Despite President Biden’s criticism of former President Trump's Iran policy, many voices within the Biden administration thought Trump's sanctions may help in extracting concessions regarding Iran’s nuclear program and foreign policy.
Perhaps the Biden administration preferred not to move aggressively towards Iran until the end of the Iranian presidential elections. The winner, Raisi, is the first Iranian president to be on the US sanctions list for human rights abuses, and his election came as Iranian and US officials were holding the sixth indirect talks in Vienna to revive the nuclear deal.
Raisi’s election may help facilitate talks between the US and Iran, but it may also pose some challenges. Iran's Supreme Leader Ali Khamenei, the conservative parliament, and the IRGC will be able to negotiate from a position of strength domestically without having to fear a backlash at a local level.

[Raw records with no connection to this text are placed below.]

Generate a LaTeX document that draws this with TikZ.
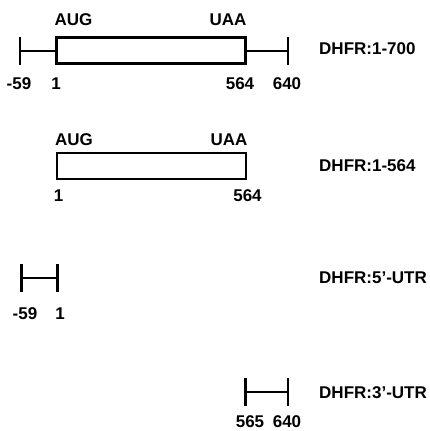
\documentclass[tikz,border=0pt]{standalone}
\usepackage{fontspec}
\setmainfont{Liberation Sans}
\usepackage{tikz}
\usetikzlibrary{positioning}
\tikzset{
  cds/.style={rectangle, draw=black, line width=2.6pt, fill=white,
              minimum width=189pt, minimum height=26pt, inner sep=0pt},
  utr/.style={draw=black, line width=2.6pt},
  endbar/.style={draw=black, line width=2.6pt},
  lbl/.style={font=\fontsize{17}{19}\selectfont\bfseries, inner sep=0pt},
  tag/.style={lbl, anchor=west},
}

\begin{document}
\begin{tikzpicture}[x=1pt, y=-1pt]
        \useasboundingbox (0,0) rectangle (430,431);
        % full length construct
        \coordinate (f5) at (20,51);
        \coordinate (f3) at (288,51);
        \node[cds] (fcds) at (151,50.5) {};
        \draw[utr] (f5) -- (f5 -| fcds.west);
        \draw[utr] (f3 -| fcds.east) -- (f3);
        \draw[endbar] (f5) +(0,-14) -- +(0,14);
        \draw[endbar] (f3) +(0,-14) -- +(0,14);
        \node[lbl] (faug) at (73.5,20) {AUG};
        \node[lbl] (fuaa) at (228,20) {UAA};
        \node[lbl] (fa) at (19,84) {-59};
        \node[lbl] (fb) at (56,84) {1};
        \node[lbl] (fc) at (240,84) {564};
        \node[lbl] (fd) at (287,84) {640};
        \node[tag] (fname) at (319,49) {DHFR:1-700};
        % coding region only
        \node[cds] (ocds) at (151.5,166) {};
        \node[lbl] (oaug) at (74,139.5) {AUG};
        \node[lbl] (ouaa) at (229,139.5) {UAA};
        \node[lbl] (oa) at (58.5,196) {1};
        \node[lbl] (ob) at (247.5,196) {564};
        \node[tag] (oname) at (319,165.5) {DHFR:1-564};
        % 5' untranslated region
        \coordinate (l5) at (21.5,278);
        \coordinate (l3) at (57.5,278);
        \draw[utr] (l5) -- (l3);
        \draw[endbar] (l5) +(0,-14) -- +(0,14);
        \draw[endbar] (l3) +(0,-14) -- +(0,14);
        \node[lbl] (la) at (25,314) {-59};
        \node[lbl] (lb) at (60,314) {1};
        \node[tag] (lname) at (319,277.5) {DHFR:5’-UTR};
        % 3' untranslated region
        \coordinate (r5) at (245.5,392);
        \coordinate (r3) at (288,392);
        \draw[utr] (r5) -- (r3);
        \draw[endbar] (r5) +(0,-14) -- +(0,14);
        \draw[endbar] (r3) +(0,-14) -- +(0,14);
        \node[lbl] (ra) at (250,422) {565};
        \node[lbl] (rb) at (287,422) {640};
        \node[tag] (rname) at (319,392.5) {DHFR:3’-UTR};
      \end{tikzpicture}
\end{document}
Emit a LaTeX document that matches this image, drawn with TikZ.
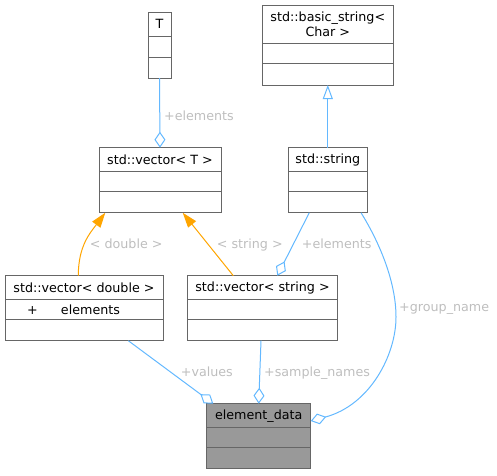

But if president Raisi adopts an aggressive approach toward the US, it could hurt the prospect of negotiations with the West and Iran's neighbours in the Gulf. On the other hand, Ebrahim Raisi will not assume his role as a president until August 2021, which might give negotiators in Vienna more time to finalise a return to the nuclear deal without being interrupted by the transfer of power in Iran.